Antigone wordt gedreven door haar sterke gevoel van familieloyaliteit en haar religieuze overtuigingen, die haar ertoe dwingen haar broer Polynices te begraven, ondanks Creons edict daartegen. Ze gelooft dat haar plicht jegens de ziel van haar broer zwaarder weegt dan de wetten van de staat. Creon daarentegen vertegenwoordigt het gezag van de staat en het belang van het handhaven van orde en stabiliteit in de samenleving.
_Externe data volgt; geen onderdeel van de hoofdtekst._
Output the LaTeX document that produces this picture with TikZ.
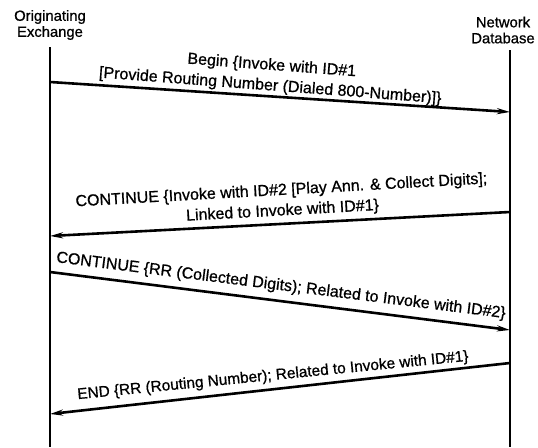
\documentclass[tikz,border=0pt]{standalone}
\usepackage{fontspec}
\setmainfont{Liberation Sans}[RawFeature={embolden=0.8}]
\usetikzlibrary{arrows.meta}
\begin{document}
\begin{tikzpicture}[x=1pt,y=-1pt,
  hdr/.style={align=center,font=\fontsize{14.8}{16}\selectfont,inner sep=0pt},
  lbl/.style={align=center,font=\fontsize{16}{20.5}\selectfont,inner sep=0pt},
  life/.style={line width=2.6pt},
  msg/.style={line width=2.6pt,-{Stealth[length=13pt,width=6pt]}}]
\useasboundingbox (0,0) rectangle (538,447);
\node[hdr] (oe) at (50,25) {Originating\\Exchange};
\node[hdr] (nd) at (503,30) {Network\\Database};
\coordinate (ltop) at (50,47);
\coordinate (lbot) at (50,447);
\coordinate (rtop) at (510,50);
\coordinate (rbot) at (510,447);
\draw[life] (ltop) -- (lbot);
\draw[life] (rtop) -- (rbot);
\coordinate (a1s) at (50,82);
\coordinate (a1e) at (510,112);
\coordinate (a2s) at (510,212);
\coordinate (a2e) at (50,236);
\coordinate (a3s) at (50,272);
\coordinate (a3e) at (510,330);
\coordinate (a4s) at (510,363);
\coordinate (a4e) at (50,414);
\draw[msg] (a1s) -- (a1e);
\draw[msg] (a2s) -- (a2e);
\draw[msg] (a3s) -- (a3e);
\draw[msg] (a4s) -- (a4e);
\node[lbl,rotate=-4.3] (t1) at (271,76) {Begin \{Invoke with ID\#1\\\relax[Provide Routing Number (Dialed 800-Number)]\}};
\node[lbl,rotate=3.2] (t2) at (282,201) {CONTINUE \{Invoke with ID\#2 [Play Ann. \& Collect Digits];\\Linked to Invoke with ID\#1\}};
\node[lbl,rotate=-7.1] (t3) at (281,286) {CONTINUE \{RR (Collected Digits); Related to Invoke with ID\#2\}};
\node[lbl,rotate=5.6,font=\fontsize{15.4}{20}\selectfont] (t4) at (273,376) {END \{RR (Routing Number); Related to Invoke with ID\#1\}};
\end{tikzpicture}
\end{document}
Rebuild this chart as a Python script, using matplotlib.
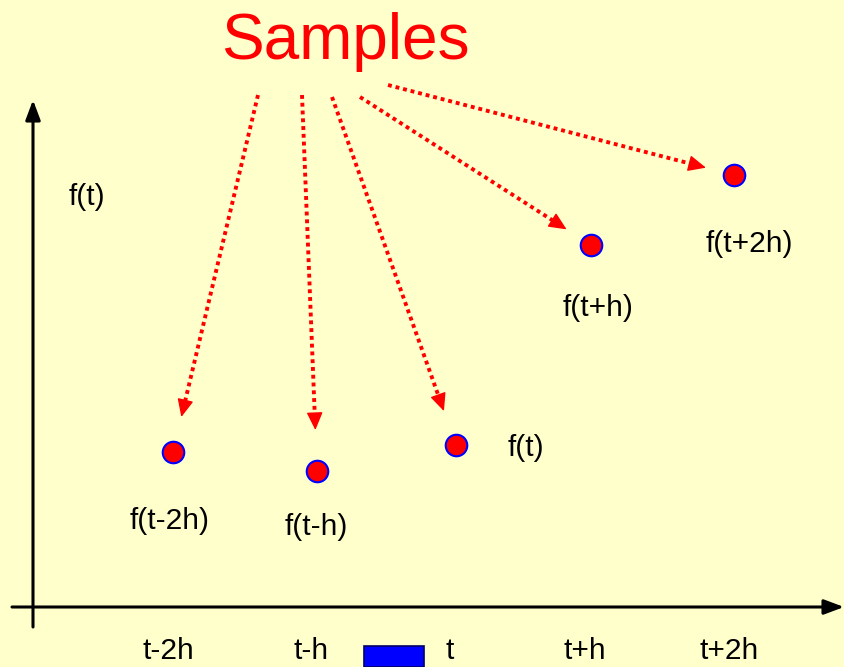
import math
import matplotlib
matplotlib.use("Agg")
import matplotlib.pyplot as plt
from matplotlib.patches import Rectangle

# === DATA (origin at the axis crossing, y up) ===
sample_x = [140, 284, 423, 558, 701]
sample_y = [155, 136, 162, 362, 432]
value_labels = ["f(t-2h)", "f(t-h)", "f(t)", "f(t+h)", "f(t+2h)"]
value_label_x = [137, 283, 493, 565, 716]
value_label_y = [86, 80, 159, 299, 363]
tick_labels = ["t-2h", "t-h", "t", "t+h", "t+2h"]
tick_x = [135, 278, 417, 552, 696]
tick_y = -52  # baseline
# arrow sources under the "Samples" title
src_x = [225, 269, 299, 327, 355]
src_y = [512, 512, 510, 510, 522]
gap = [36, 41, 36, 29, 29]  # px left between arrow tip and dot

BG = "#FFFFCC"
FONT = "Liberation Sans"
LABEL_SIZE = 21.5

fig = plt.figure(figsize=(8.44, 6.67), dpi=100, facecolor=BG)
ax = fig.add_axes([0, 0, 1, 1])
ax.set_facecolor(BG)
ax.set_xlim(-33, 811)
ax.set_ylim(-60, 607)
ax.axis("off")

# coordinate axes with arrow heads
axis_head = "-|>,head_length=1.2,head_width=0.45"
ax.annotate("", xy=(811, 0), xytext=(-21, 0),
            arrowprops=dict(arrowstyle=axis_head, color="black", lw=2.2, shrinkA=0, shrinkB=0))
ax.annotate("", xy=(0, 507), xytext=(0, -20),
            arrowprops=dict(arrowstyle=axis_head, color="black", lw=2.2, shrinkA=0, shrinkB=0))

# dotted arrows from the title to each sample (line dotted, head solid)
for sx, sy, px, py, g in zip(src_x, src_y, sample_x, sample_y, gap):
    dx, dy = sx - px, sy - py
    d = math.hypot(dx, dy)
    ux, uy = dx / d, dy / d
    tx, ty = px + ux * g, py + uy * g
    ax.plot([sx, tx + ux * 10], [sy, ty + uy * 10], color="red", lw=2.8,
            linestyle=(0, (1, 1)), solid_capstyle="butt", dash_capstyle="butt")
    ax.annotate("", xy=(tx, ty), xytext=(tx + ux * 16, ty + uy * 16),
                arrowprops=dict(arrowstyle="-|>,head_length=1.1,head_width=0.5", color="red",
                                lw=1, shrinkA=0, shrinkB=0))

# sample dots
ax.plot(sample_x, sample_y, "o", ms=15.5, mfc="red", mec="blue", mew=1.5, zorder=5)

for lab, x, y in zip(value_labels, value_label_x, value_label_y):
    ax.text(x, y, lab, fontsize=LABEL_SIZE, family=FONT, ha="center", va="center")

for lab, x in zip(tick_labels, tick_x):
    ax.text(x, tick_y, lab, fontsize=LABEL_SIZE, family=FONT, ha="center", va="baseline")

ax.text(54, 410, "f(t)", fontsize=LABEL_SIZE, family=FONT, ha="center", va="center")
ax.text(312, 565, "Samples", fontsize=46, family=FONT, color="red", ha="center", va="center")

# small blue box next to the "t" tick
ax.add_patch(Rectangle((331, -60), 60, 21, facecolor="blue", edgecolor="#000066", lw=1.2, clip_on=False))

fig.savefig("out.png", dpi=100, facecolor=BG)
Hij gelooft dat zijn wetten moeten worden nageleefd en dat de acties van Antigone een bedreiging vormen voor zijn gezag en de eenheid van Thebe.
Het conflict tussen Antigone en Creon weerspiegelt ook het bredere thema van het stuk, namelijk de spanning tussen het individuele geweten en de eisen van de samenleving. Antigone's acties worden geleid door haar persoonlijke morele code, terwijl Creon zich richt op het grotere goed van de stad. Het stuk roept vragen op over de mate waarin individuen de wetten en normen van de samenleving moeten gehoorzamen, zelfs als deze in strijd zijn met hun eigen overtuigingen en waarden.
Uiteindelijk is het conflict tussen Antigone en Creon een tragische botsing tussen twee goedbedoelde maar uiteindelijk onverenigbare perspectieven. Door hun interacties en de gevolgen waarmee ze worden geconfronteerd, nodigt de auteur ons uit om na te denken over de complexiteit en uitdagingen van morele besluitvorming, de aard van rechtvaardigheid en autoriteit, en de strijd om persoonlijke waarden in evenwicht te brengen met het algemeen welzijn.